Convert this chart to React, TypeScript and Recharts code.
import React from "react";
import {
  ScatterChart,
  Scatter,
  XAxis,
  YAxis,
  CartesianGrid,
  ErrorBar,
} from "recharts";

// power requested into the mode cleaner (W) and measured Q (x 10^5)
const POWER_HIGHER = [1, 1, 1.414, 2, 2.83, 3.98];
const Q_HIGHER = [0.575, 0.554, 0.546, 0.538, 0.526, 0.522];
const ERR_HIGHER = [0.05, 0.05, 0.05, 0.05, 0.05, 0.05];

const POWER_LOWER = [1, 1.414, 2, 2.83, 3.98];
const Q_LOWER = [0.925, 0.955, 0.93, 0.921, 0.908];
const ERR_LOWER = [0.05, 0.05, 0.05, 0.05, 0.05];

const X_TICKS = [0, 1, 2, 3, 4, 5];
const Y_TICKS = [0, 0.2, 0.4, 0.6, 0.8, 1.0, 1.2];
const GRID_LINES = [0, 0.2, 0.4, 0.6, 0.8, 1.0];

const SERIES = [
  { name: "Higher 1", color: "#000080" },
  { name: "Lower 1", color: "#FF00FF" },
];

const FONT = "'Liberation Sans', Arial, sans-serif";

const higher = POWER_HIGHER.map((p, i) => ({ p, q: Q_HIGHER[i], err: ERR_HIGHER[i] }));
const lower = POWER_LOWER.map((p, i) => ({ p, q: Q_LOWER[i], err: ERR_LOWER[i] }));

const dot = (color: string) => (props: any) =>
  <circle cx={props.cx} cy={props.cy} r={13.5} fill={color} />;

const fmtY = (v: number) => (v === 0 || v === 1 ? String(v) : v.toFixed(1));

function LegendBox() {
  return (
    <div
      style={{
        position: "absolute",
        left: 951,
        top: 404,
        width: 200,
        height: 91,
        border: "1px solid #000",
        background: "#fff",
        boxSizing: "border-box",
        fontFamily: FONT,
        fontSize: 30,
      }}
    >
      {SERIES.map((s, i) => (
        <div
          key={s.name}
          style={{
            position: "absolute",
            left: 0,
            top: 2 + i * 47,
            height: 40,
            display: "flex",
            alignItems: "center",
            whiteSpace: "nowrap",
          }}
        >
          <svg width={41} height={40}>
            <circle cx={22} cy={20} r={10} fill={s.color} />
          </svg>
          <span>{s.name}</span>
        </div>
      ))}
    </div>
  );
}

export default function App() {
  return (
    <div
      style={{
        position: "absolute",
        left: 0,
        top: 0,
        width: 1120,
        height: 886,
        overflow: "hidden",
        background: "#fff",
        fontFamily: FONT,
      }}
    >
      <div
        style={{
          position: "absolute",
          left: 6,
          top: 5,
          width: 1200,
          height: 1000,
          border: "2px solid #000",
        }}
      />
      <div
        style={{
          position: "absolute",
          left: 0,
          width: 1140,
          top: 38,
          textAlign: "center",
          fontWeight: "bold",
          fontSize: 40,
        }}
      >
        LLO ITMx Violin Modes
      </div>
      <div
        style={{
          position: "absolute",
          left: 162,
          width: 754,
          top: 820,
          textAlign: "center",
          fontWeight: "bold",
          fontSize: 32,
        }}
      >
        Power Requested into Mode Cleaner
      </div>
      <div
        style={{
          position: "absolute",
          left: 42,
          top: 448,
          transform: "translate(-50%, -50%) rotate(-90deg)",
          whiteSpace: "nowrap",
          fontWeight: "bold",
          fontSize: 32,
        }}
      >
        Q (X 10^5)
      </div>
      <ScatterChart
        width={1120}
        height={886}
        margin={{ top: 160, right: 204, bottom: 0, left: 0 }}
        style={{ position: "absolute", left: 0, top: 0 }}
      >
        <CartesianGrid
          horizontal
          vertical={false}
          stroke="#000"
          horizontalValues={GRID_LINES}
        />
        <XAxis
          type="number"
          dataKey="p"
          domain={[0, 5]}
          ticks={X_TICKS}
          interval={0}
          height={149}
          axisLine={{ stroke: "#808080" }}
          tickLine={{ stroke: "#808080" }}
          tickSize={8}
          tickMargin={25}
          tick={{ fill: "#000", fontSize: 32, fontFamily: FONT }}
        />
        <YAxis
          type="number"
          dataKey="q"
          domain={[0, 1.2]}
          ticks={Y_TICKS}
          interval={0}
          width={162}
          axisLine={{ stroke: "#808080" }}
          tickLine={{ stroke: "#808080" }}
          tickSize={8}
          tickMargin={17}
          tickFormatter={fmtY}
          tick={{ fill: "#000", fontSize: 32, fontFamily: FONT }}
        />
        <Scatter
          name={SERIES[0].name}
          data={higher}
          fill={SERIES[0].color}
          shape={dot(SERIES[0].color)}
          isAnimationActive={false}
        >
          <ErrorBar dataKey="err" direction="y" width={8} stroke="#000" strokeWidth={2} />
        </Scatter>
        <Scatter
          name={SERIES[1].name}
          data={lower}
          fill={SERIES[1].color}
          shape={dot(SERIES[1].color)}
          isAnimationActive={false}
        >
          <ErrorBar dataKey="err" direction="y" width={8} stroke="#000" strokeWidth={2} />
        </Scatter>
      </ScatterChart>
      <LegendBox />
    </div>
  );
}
----
> [Goal of the exercise]: Only the lines from the beginning of the material to the line containing "const ERR_LOWER = [0.05, 0.05, 0.05, 0.05, 0.05];" should be echoed, verbatim and in full.

> [Response to this task]:
Convert this chart to React, TypeScript and Recharts code.
import React from "react";
import {
  ScatterChart,
  Scatter,
  XAxis,
  YAxis,
  CartesianGrid,
  ErrorBar,
} from "recharts";

// power requested into the mode cleaner (W) and measured Q (x 10^5)
const POWER_HIGHER = [1, 1, 1.414, 2, 2.83, 3.98];
const Q_HIGHER = [0.575, 0.554, 0.546, 0.538, 0.526, 0.522];
const ERR_HIGHER = [0.05, 0.05, 0.05, 0.05, 0.05, 0.05];

const POWER_LOWER = [1, 1.414, 2, 2.83, 3.98];
const Q_LOWER = [0.925, 0.955, 0.93, 0.921, 0.908];
const ERR_LOWER = [0.05, 0.05, 0.05, 0.05, 0.05];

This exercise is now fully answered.